Problem details — Count the lines below that contain the word "chart" and give only the number.

* * * * *

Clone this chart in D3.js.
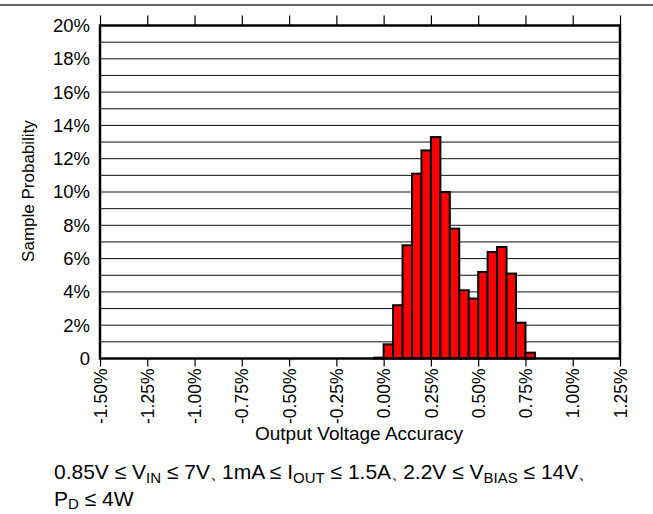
<!DOCTYPE html>
<html>
<head>
<meta charset="utf-8">
<script src="https://cdn.jsdelivr.net/npm/d3@7"></script>
<style>
  body { margin: 0; background: #fff; }
  svg { display: block; font-family: "Liberation Sans", Arial, sans-serif; }
</style>
</head>
<body>
<svg id="chart" width="653" height="514"></svg>
<script>
// Histogram bins (left edge, % accuracy) and sample probability (%)
const binStarts = [-0.05, 0.00, 0.05, 0.10, 0.15, 0.20, 0.25, 0.30, 0.35, 0.40, 0.45, 0.50, 0.55, 0.60, 0.65, 0.70, 0.75];
const probabilities = [0.05, 0.85, 3.2, 6.8, 11.1, 12.5, 13.3, 10.0, 7.8, 4.1, 3.6, 5.2, 6.4, 6.7, 5.1, 2.15, 0.35];
const binWidth = 0.05;
const xTicks = [-1.5, -1.25, -1.0, -0.75, -0.5, -0.25, 0, 0.25, 0.5, 0.75, 1.0, 1.25];
const yTicks = [0, 2, 4, 6, 8, 10, 12, 14, 16, 18, 20];
const yGrid = d3.range(1, 20, 1);

const svg = d3.select("#chart");
const x = d3.scaleLinear().domain([-1.5, 1.25]).range([100, 620]);
const y = d3.scaleLinear().domain([0, 20]).range([358.5, 25.5]);

// top separator line
svg.append("line").attr("x1", 0).attr("x2", 653).attr("y1", 5).attr("y2", 5)
  .attr("stroke", "#333").attr("stroke-width", 1.3);

// gridlines
svg.append("g").selectAll("line").data(yGrid).join("line")
  .attr("x1", x(-1.5)).attr("x2", x(1.25))
  .attr("y1", d => y(d)).attr("y2", d => y(d))
  .attr("stroke", "#111").attr("stroke-width", 1);

// bars
svg.append("g").selectAll("rect").data(binStarts).join("rect")
  .attr("x", d => x(d))
  .attr("width", d => x(d + binWidth) - x(d))
  .attr("y", (d, i) => y(probabilities[i]))
  .attr("height", (d, i) => y(0) - y(probabilities[i]))
  .attr("fill", "#ff0000").attr("stroke", "#000").attr("stroke-width", 2);

// frame
svg.append("rect").attr("x", x(-1.5)).attr("y", y(20))
  .attr("width", x(1.25) - x(-1.5)).attr("height", y(0) - y(20))
  .attr("fill", "none").attr("stroke", "#000").attr("stroke-width", 2.5);

const fmtX = d => (d < 0 ? "-" : "") + Math.abs(d).toFixed(2) + "%";

// bottom axis
const xAxis = svg.append("g").attr("transform", `translate(0,${y(0)})`)
  .call(d3.axisBottom(x).tickValues(xTicks).tickSize(8).tickFormat(fmtX));
xAxis.select(".domain").remove();
xAxis.selectAll(".tick line").attr("stroke", "#000").attr("stroke-width", 1.2);
xAxis.selectAll(".tick text")
  .attr("transform", "rotate(-90)")
  .attr("x", -10).attr("y", 0).attr("dy", "0.35em")
  .attr("text-anchor", "end")
  .attr("font-size", 17.5).attr("fill", "#000");

// top ticks
const xTop = svg.append("g").attr("transform", `translate(0,${y(20)})`)
  .call(d3.axisTop(x).tickValues(xTicks).tickSize(10).tickFormat(""));
xTop.select(".domain").remove();
xTop.selectAll(".tick line").attr("stroke", "#000").attr("stroke-width", 1.2);

// left axis labels
const yAxis = svg.append("g").attr("transform", `translate(${x(-1.5)},0)`)
  .call(d3.axisLeft(y).tickValues(yTicks).tickSize(0).tickPadding(10)
    .tickFormat(d => d === 0 ? "0" : d + "%"));
yAxis.select(".domain").remove();
yAxis.selectAll(".tick text").attr("font-size", 18.5).attr("fill", "#000");

// axis titles
svg.append("text").attr("x", 359).attr("y", 440).attr("text-anchor", "middle")
  .attr("font-size", 19).text("Output Voltage Accuracy");
svg.append("text").attr("transform", "translate(34,191) rotate(-90)")
  .attr("text-anchor", "middle").attr("font-size", 17).text("Sample Probability");

// caption
const parts = [
  ["0.85V ≤ V", false], ["IN", true], [" ≤ 7V", false], ["、", false], ["1mA ≤ I", false], ["OUT", true],
  [" ≤ 1.5A", false], ["、", false], ["2.2V ≤ V", false], ["BIAS", true], [" ≤ 14V", false], ["、", false]
];
const cap = svg.append("text").attr("x", 54).attr("y", 479).attr("font-size", 21);
parts.forEach(([t, sub], i) => {
  const prevSub = i > 0 && parts[i - 1][1];
  const ts = cap.append("tspan").text(t);
  if (sub) ts.attr("font-size", 15).attr("dy", 4);
  else if (prevSub) ts.attr("dy", -4);
  if (t === "、") ts.attr("font-size", 16).attr("letter-spacing", -4);
});
const cap2 = svg.append("text").attr("x", 54).attr("y", 506).attr("font-size", 21);
cap2.append("tspan").text("P");
cap2.append("tspan").attr("font-size", 15).attr("dy", 3).text("D");
cap2.append("tspan").attr("dy", -3).text(" ≤ 4W");
</script>
</body>
</html>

* * * * *

Answer to this exercise — 3